If that happens, anyone who wishes to check the driving license status would simply need to search the blockchain for that attestation at no additional cost to DVLA.
In fact, now that this data is on blockchain, and if you choose to trust DVLA’s address validation, you can code your currency smart contract to use the DVLA smart oracle data as input for regulatory jurisdiction checks. Bingo!
KYC, employment due diligence
This can be extended much further – need to check that someone is FCA certified, or has a university degree? Simple, each of those institutions no longer has to create web services or call centres to confirm credential status, all they need to do is post credentials to their smart contracts. Anyone performing checks e.g. KYC, employment due diligence etc., can simply search the blockchain smart contracts to confirm credentials – doing something in seconds what takes today weeks, at a fraction of the cost.
It’s worth mentioning at this point UK’s GOV.UK Verify service. It’s objective is to eliminate the need for lengthy, postal service reliant, government ID on-boarding processes. Once you have that ID, you can access a whole host of government web based services e.g. filing taxes, accessing DVLA etc.
What the verify service has done, is in effect design a standard for digital identity assurance – which documents and which checks need to be carried out by someone to assure the government that the online identity is authentic.
Each identity provider becomes a smart oracle
Based on this standard, they certified a number of partners to carry out specified checks on behalf of the government – in essence these partners are digital identity provider aggregators. They collect data like address, phone number, passport number etc. from a person and then call out various identity providers like DVLA, utilities, passport agency etc. to check those details. Once all the checks come back as successful, they assure the government that the online identity is indeed authentic.

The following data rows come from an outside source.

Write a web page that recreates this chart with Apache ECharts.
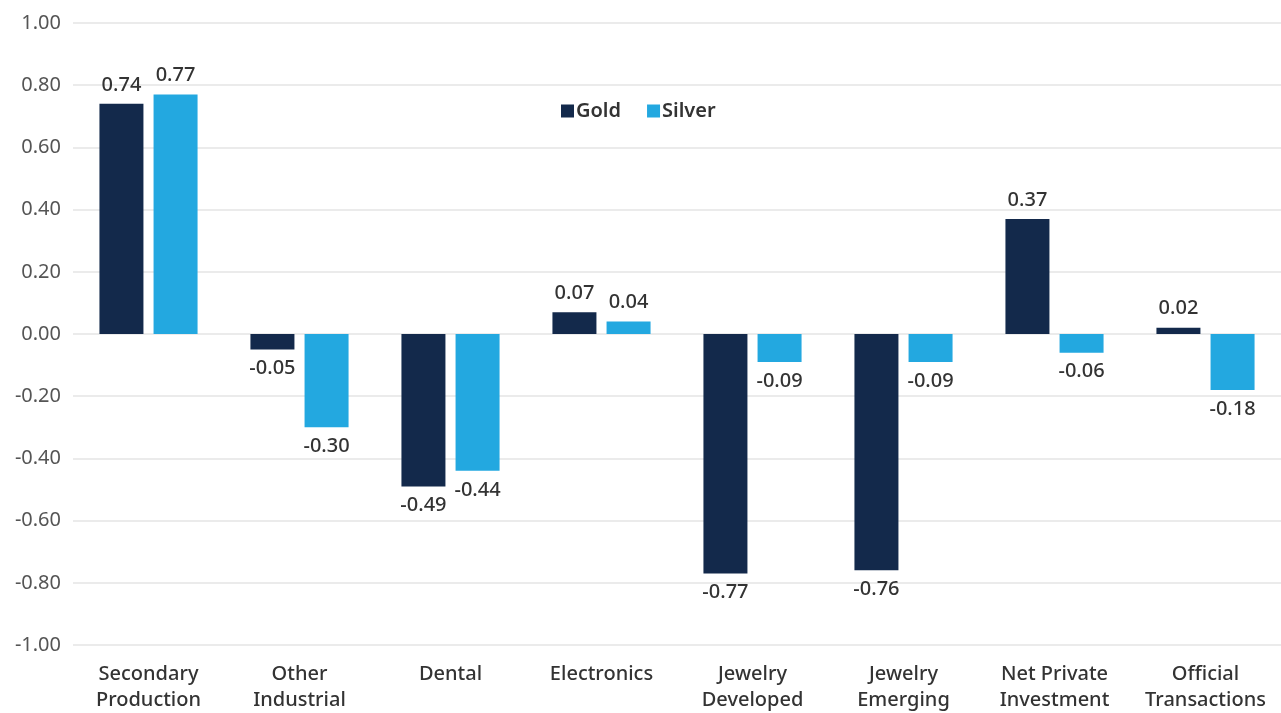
<!DOCTYPE html>
<html>
<head>
<meta charset="utf-8">
<script src="https://cdn.jsdelivr.net/npm/echarts@6/dist/echarts.min.js"></script>
<style>
html,body{margin:0;padding:0;background:#fff;}
#chart{width:1281px;height:713px;}
</style>
</head>
<body>
<div id="chart"></div>
<script>
const categories = ['Secondary\nProduction','Other\nIndustrial','Dental','Electronics','Jewelry\nDeveloped','Jewelry\nEmerging','Net Private\nInvestment','Official\nTransactions'];
const goldValues = [0.74, -0.05, -0.49, 0.07, -0.77, -0.76, 0.37, 0.02];
const silverValues = [0.77, -0.30, -0.44, 0.04, -0.09, -0.09, -0.06, -0.18];
const yTicks = { min: -1, max: 1, interval: 0.2 };

const FONT = 'Noto Sans';
function withLabels(vals){
  return vals.map(v => ({
    value: v,
    label: { position: v >= 0 ? 'top' : 'bottom' }
  }));
}
const labelStyle = {
  show: true,
  distance: 9,
  fontFamily: FONT,
  fontSize: 20,
  fontWeight: 500,
  color: '#333',
  formatter: p => p.value.toFixed(2)
};

const chart = echarts.init(document.getElementById('chart'));
chart.setOption({
  animation: false,
  backgroundColor: '#fff',
  textStyle: { fontFamily: FONT },
  legend: {
    data: ['Gold','Silver'],
    left: 556, top: 96,
    itemWidth: 13, itemHeight: 13, itemGap: 26,
    icon: 'rect',
    textStyle: { fontFamily: FONT, fontSize: 20, fontWeight: 600, color: '#333', padding: [0,0,0,-3] }
  },
  grid: { left: 73, right: 0, top: 23, bottom: 63, containLabel: false },
  xAxis: {
    type: 'category',
    data: categories,
    axisLine: { show: false },
    axisTick: { show: false },
    axisLabel: {
      interval: 0, margin: 16,
      fontFamily: FONT, fontSize: 20, fontWeight: 500, color: '#333', lineHeight: 26
    }
  },
  yAxis: {
    type: 'value',
    min: yTicks.min, max: yTicks.max, interval: yTicks.interval,
    axisLine: { show: false },
    axisTick: { show: false },
    splitLine: { lineStyle: { color: '#e4e4e4', width: 1.5 } },
    axisLabel: {
      margin: 12,
      fontFamily: FONT, fontSize: 20, color: '#555',
      formatter: v => v.toFixed(2)
    }
  },
  series: [
    {
      name: 'Gold', type: 'bar',
      data: withLabels(goldValues),
      barWidth: 44, barGap: '23%',
      itemStyle: { color: '#13294B' },
      label: labelStyle
    },
    {
      name: 'Silver', type: 'bar',
      data: withLabels(silverValues),
      barWidth: 44,
      itemStyle: { color: '#23A8E0' },
      label: labelStyle
    }
  ]
});
</script>
</body>
</html>
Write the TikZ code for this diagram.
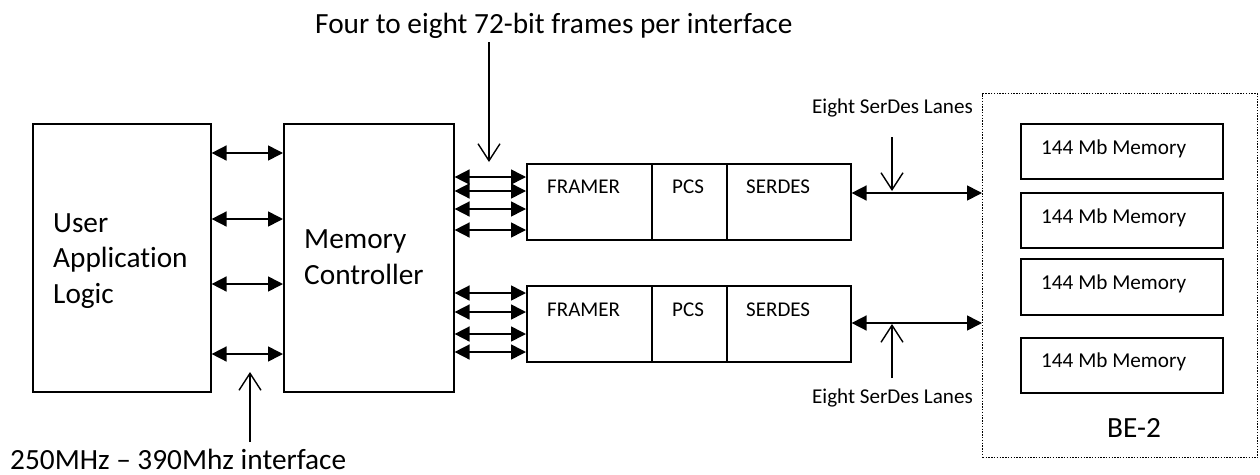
\documentclass[tikz,border=0pt]{standalone}
\usepackage{fontspec}
\setmainfont{Carlito}[Ligatures=NoCommon]
\usetikzlibrary{arrows.meta}
\begin{document}
\begin{tikzpicture}[x=1pt,y=-1pt,
  box/.style={draw, line width=1.6pt, inner sep=0pt, anchor=north west},
  dotbox/.style={draw, line width=1.4pt, dash pattern=on 1.4pt off 1.4pt, inner sep=0pt, anchor=north west},
  bi/.style={line width=1.6pt, {Triangle[length=15pt,width=15pt]}-{Triangle[length=15pt,width=15pt]}},
  ptr/.style={line width=1.4pt, -{Straight Barb[length=17pt,width=22pt,line width=1.4pt]}},
  big/.style={inner sep=0pt, font=\fontsize{29.3}{35.5}\selectfont},
  mid/.style={inner sep=0pt, font=\fontsize{21}{25}\selectfont},
  small/.style={inner sep=0pt, font=\fontsize{21.1}{25}\selectfont},
  mem/.style={inner sep=0pt, font=\fontsize{21.2}{25}\selectfont}]
\useasboundingbox (0,0) rectangle (1260,474);

% main boxes
\node[box, minimum width=178pt, minimum height=268pt] (ual) at (32,123) {};
\node[box, minimum width=170pt, minimum height=268pt] (mc) at (283,123) {};
\node[big, anchor=base west, align=left] (ualt) at (53,303) {User\\Application\\Logic};
\node[big, anchor=base west, align=left] (mct) at (304,284) {Memory\\Controller};

% framer rows
\node[box, minimum width=125pt, minimum height=76pt] (fr1) at (526,163) {};
\node[box, minimum width=75pt, minimum height=76pt] (pcs1) at (651,163) {};
\node[box, minimum width=124pt, minimum height=76pt] (sd1) at (726,163) {};
\node[box, minimum width=125pt, minimum height=76pt] (fr2) at (526,285) {};
\node[box, minimum width=75pt, minimum height=76pt] (pcs2) at (651,285) {};
\node[box, minimum width=124pt, minimum height=76pt] (sd2) at (726,285) {};
\node[mid, anchor=base west] (fr1t) at (547,193) {FRAMER};
\node[mid, anchor=base west] (pcs1t) at (672,193) {PCS};
\node[mid, anchor=base west] (sd1t) at (746,193) {SERDES};
\node[mid, anchor=base west] (fr2t) at (547,316) {FRAMER};
\node[mid, anchor=base west] (pcs2t) at (672,316) {PCS};
\node[mid, anchor=base west] (sd2t) at (746,316) {SERDES};

% BE-2
\node[dotbox, minimum width=275pt, minimum height=364pt] (be) at (982,93) {};
\node[box, minimum width=202pt, minimum height=55pt] (m1) at (1020,123) {};
\node[box, minimum width=202pt, minimum height=55pt] (m2) at (1020,192) {};
\node[box, minimum width=202pt, minimum height=56pt] (m3) at (1020,258) {};
\node[box, minimum width=202pt, minimum height=55pt] (m4) at (1020,337) {};
\node[mem, anchor=base west] (m1t) at (1041,154) {144 Mb Memory};
\node[mem, anchor=base west] (m2t) at (1041,223) {144 Mb Memory};
\node[mem, anchor=base west] (m3t) at (1041,289) {144 Mb Memory};
\node[mem, anchor=base west] (m4t) at (1041,367) {144 Mb Memory};
\node[big, anchor=base] (bet) at (1134,437) {BE-2};

% UAL <-> MC
\foreach \y in {153,219,284,354} \draw[bi] (ual.east |- 0,\y) -- (mc.west |- 0,\y);
% MC <-> framers
\foreach \y in {177,191,209,230,293,312,334,352} \draw[bi] (mc.east |- 0,\y) -- (fr1.west |- 0,\y);
% SERDES <-> BE-2
\draw[bi] (sd1.east |- 0,193) -- (be.west |- 0,193);
\draw[bi] (sd2.east |- 0,323) -- (be.west |- 0,323);

% labels and pointers
\node[big, anchor=base west] (ft) at (315,33) {Four to eight 72-bit frames per interface};
\coordinate (fa) at (489,42);
\coordinate (fb) at (489,162);
\draw[ptr] (fa) -- (fb);

\node[big, anchor=base west] (it) at (10,469) {250MHz – 390Mhz interface};
\coordinate (ia) at (250,442);
\coordinate (ib) at (250,372);
\draw[ptr] (ia) -- (ib);

\node[small, anchor=base east] (s1t) at (973,113) {Eight SerDes Lanes};
\coordinate (sa) at (892,137);
\coordinate (sb) at (892,191);
\draw[ptr] (sa) -- (sb);

\node[small, anchor=base east] (s2t) at (973,403) {Eight SerDes Lanes};
\coordinate (sc) at (892,378);
\coordinate (sd) at (892,324);
\draw[ptr] (sc) -- (sd);
\end{tikzpicture}
\end{document}
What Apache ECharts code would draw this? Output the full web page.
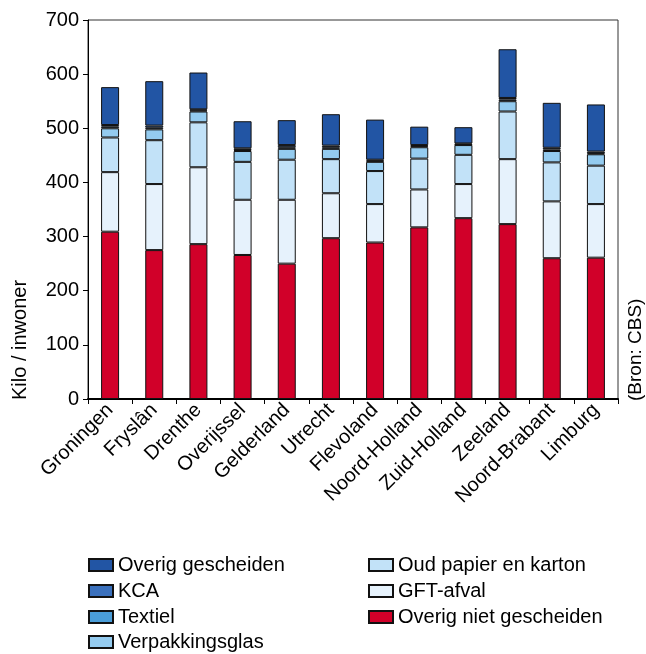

This is a sensible current state architecture, but may force individual identity providers to serve same data in different ways to multiple identity aggregators, or in reverse, aggregators may have to create custom solutions per identity provider. Whilst it can work, it is inefficient.
What we can do is invert this flow. As mentioned above, each identity provider becomes a smart oracle and injects credentials into their smart contract on blockchain. They no longer have to maintain expensive call centres or web sites.
The aggregator, now also a smart contract, then collects data from a person, and calls relevant identity smart contracts to satisfy the standards specified by identity consumer – the government in this case. All done in near real time and a fraction of today’s cost. Any status changes can be quickly responded to.